Pub Date: June 1st, 2012
ISBN: 978-1-59078-855-4
Publisher: Boyds Mills

A well-meaning picture-book debut features an episode from the life of a 19th-century artist.

Ziarnik’s fascination with Camille Claudel, the pioneering French academic sculptor and protégé of Rodin, led to this brief, stiffly imagined encounter between Claudel and her real-life child-muse, Madeleine Boyer, during a sojourn at Madeleine and her grandmother's country house. This little girl inspired Claudel’s iconic sculpture La Petite Châtelaine (The Little Lady). The determined and beautiful artist sculpts the child while kindly guiding the child’s creation of a little clay bird for her Grand-mère. Though backmatter refers to Claudel’s “passionate temperament,” there is precious little earthiness or intensity here.

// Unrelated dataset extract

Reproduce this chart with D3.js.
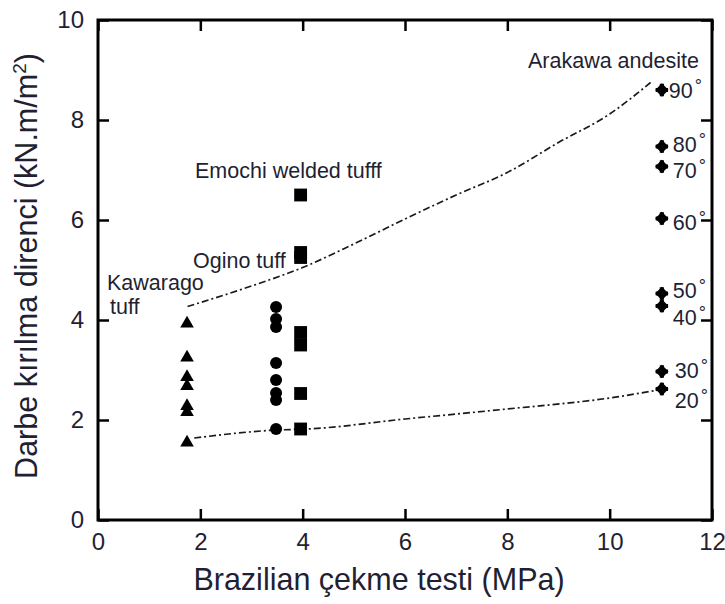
<!DOCTYPE html>
<html>
<head>
<meta charset="utf-8">
<script src="https://cdn.jsdelivr.net/npm/d3@7"></script>
<style>
  html, body { margin: 0; padding: 0; background: #fff; }
  svg { display: block; }
  text { font-family: "Liberation Sans", Arial, sans-serif; fill: #231f33; }
</style>
</head>
<body>
<div id="chart"></div>
<script>
// Rock groups: Brazilian tensile strength (MPa) vs impact fracture resistance (kN.m/m²)
const kawaragoX = 1.74;
const kawaragoY = [3.95, 3.27, 2.88, 2.7, 2.3, 2.18, 1.57];

const oginoX = 3.48;
const oginoY = [4.26, 4.02, 3.86, 3.14, 2.8, 2.54, 2.4, 1.82];

const emochiX = 3.96;
const emochiY = [6.5, 5.35, 5.25, 3.75, 3.5, 2.53, 1.82];

const arakawaX = 11.02;
const arakawaY = [8.6, 7.47, 7.07, 6.03, 4.53, 4.28, 2.97, 2.62];
const arakawaAngles = ["90", "80", "70", "60", "50", "40", "30", "20"];

// Upper and lower bounding trend curves
const upperCurve = [[1.75, 4.27], [3.0, 4.68], [4.0, 5.05], [5.0, 5.52], [6.0, 6.02],
                    [7.0, 6.5], [8.0, 6.95], [9.0, 7.55], [10.0, 8.12], [10.8, 8.75]];
const lowerCurve = [[1.88, 1.64], [3.5, 1.8], [4.1, 1.82], [6.0, 2.02], [8.0, 2.22],
                    [10.0, 2.44], [10.95, 2.6]];

const xTicks = [0, 2, 4, 6, 8, 10, 12];
const yTicks = [0, 2, 4, 6, 8, 10];

const groupLabels = [
  { lines: ["Kawarago", "tuff"], x: 107, y: 290 },
  { lines: ["Ogino tuff"], x: 193, y: 268 },
  { lines: ["Emochi welded tufff"], x: 195, y: 178 },
  { lines: ["Arakawa andesite"], x: 528, y: 68 }
];
// angle label placement relative to each marker (px)
const angleLabelDx = [7, 11, 11, 11, 11, 11, 13, 13];
const angleLabelDy = [8, 5.5, 11.5, 11.5, 4.5, 19, 6.5, 19];

const W = 725, H = 604;
const L = 98, R = 712, T = 20, B = 520;

const svg = d3.select("#chart").append("svg")
  .attr("width", W).attr("height", H);

svg.append("rect").attr("width", W).attr("height", H).attr("fill", "#fff");

const x = d3.scaleLinear().domain([0, 12]).range([L, R]);
const y = d3.scaleLinear().domain([0, 10]).range([B, T]);

// Axes with inward ticks on all four sides
function styleAxis(g) {
  g.select(".domain").remove();
  g.selectAll(".tick line").attr("stroke", "#000").attr("stroke-width", 2.5);
  g.selectAll(".tick text").style("font-size", "24px").attr("fill", "#231f33");
}

svg.append("g").attr("transform", `translate(0,${B})`)
  .call(d3.axisBottom(x).tickValues(xTicks).tickSizeInner(-11).tickSizeOuter(0).tickPadding(13))
  .call(styleAxis);
svg.append("g").attr("transform", `translate(${L},0)`)
  .call(d3.axisLeft(y).tickValues(yTicks).tickSizeInner(-11).tickSizeOuter(0).tickPadding(14))
  .call(styleAxis);
svg.append("g").attr("transform", `translate(0,${T})`)
  .call(d3.axisTop(x).tickValues(xTicks).tickSizeInner(-11).tickSizeOuter(0).tickFormat(""))
  .call(styleAxis);
svg.append("g").attr("transform", `translate(${R},0)`)
  .call(d3.axisRight(y).tickValues(yTicks).tickSizeInner(-11).tickSizeOuter(0).tickFormat(""))
  .call(styleAxis);

// Frame
svg.append("rect")
  .attr("x", L).attr("y", T).attr("width", R - L).attr("height", B - T)
  .attr("fill", "none").attr("stroke", "#000").attr("stroke-width", 3);

// Trend curves
const line = d3.line().x(d => x(d[0])).y(d => y(d[1])).curve(d3.curveMonotoneX);
[upperCurve, lowerCurve].forEach(c => {
  svg.append("path").attr("d", line(c))
    .attr("fill", "none").attr("stroke", "#1a1a1a")
    .attr("stroke-width", 1.7).attr("stroke-dasharray", "7,3,2,3");
});

// Markers
const tri = d3.symbol().type(d3.symbolTriangle).size(80);
svg.append("g").selectAll("path").data(kawaragoY).join("path")
  .attr("d", tri).attr("transform", d => `translate(${x(kawaragoX)},${y(d) + 1})`)
  .attr("fill", "#000");

svg.append("g").selectAll("circle").data(oginoY).join("circle")
  .attr("cx", x(oginoX)).attr("cy", d => y(d)).attr("r", 6).attr("fill", "#000");

const sq = d3.symbol().type(d3.symbolSquare).size(165);
svg.append("g").selectAll("path").data(emochiY).join("path")
  .attr("d", sq).attr("transform", d => `translate(${x(emochiX)},${y(d)})`)
  .attr("fill", "#000");

const dia = d3.symbol().type(d3.symbolSquare).size(88);
const cross = d3.symbol().type(d3.symbolCross).size(85);
const ag = svg.append("g").selectAll("g").data(arakawaY).join("g")
  .attr("transform", d => `translate(${x(arakawaX)},${y(d)})`);
ag.append("path").attr("d", dia).attr("transform", "rotate(45)").attr("fill", "#000");
ag.append("path").attr("d", cross).attr("fill", "#000");

// Angle labels
const al = svg.append("g").selectAll("text").data(arakawaY).join("text")
  .attr("x", (d, i) => x(arakawaX) + angleLabelDx[i])
  .attr("y", (d, i) => y(d) + angleLabelDy[i])
  .style("font-size", "21.5px");
al.append("tspan").text((d, i) => arakawaAngles[i]);
al.append("tspan").attr("dx", 2).attr("dy", -6).style("font-size", "18px").text("°");

// Group labels
groupLabels.forEach(g => {
  const t = svg.append("text").attr("x", g.x).attr("y", g.y).style("font-size", "21.5px");
  g.lines.forEach((s, i) => {
    t.append("tspan").attr("x", g.x + (i ? 3 : 0)).attr("dy", i ? 24 : 0).text(s);
  });
});

// Axis titles
svg.append("text")
  .attr("x", 379).attr("y", 590).attr("text-anchor", "middle")
  .style("font-size", "30.5px")
  .text("Brazilian çekme testi (MPa)");

const yt = svg.append("text")
  .attr("transform", "translate(37,266) rotate(-90)")
  .attr("text-anchor", "middle")
  .style("font-size", "30.5px");
yt.append("tspan").text("Darbe kırılma direnci (kN.m/m");
yt.append("tspan").attr("dy", -11).style("font-size", "19px").text("2");
yt.append("tspan").attr("dy", 11).text(")");
</script>
</body>
</html>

Dunn’s accompanying art is an awkwardly composed succession of domestic watercolor tableaux that owe more to Disney than Millet. Annoyingly, Dunn depicts the three female characters with coiffures featuring escaping, wispy hair tendrils—presumably a shorthand for their preoccupation with art and housewifely duty. Worse, the closing spread of Claudel’s leave-taking is almost impossible to decode visually: Claudel is actually pressing a lump of clay and sculpting tools into the child’s hands.

Unfortunately this slim slice of Claudel’s life makes for a prim little picture book; both story and art are suffused with greeting-card optimism and sentimental speculation.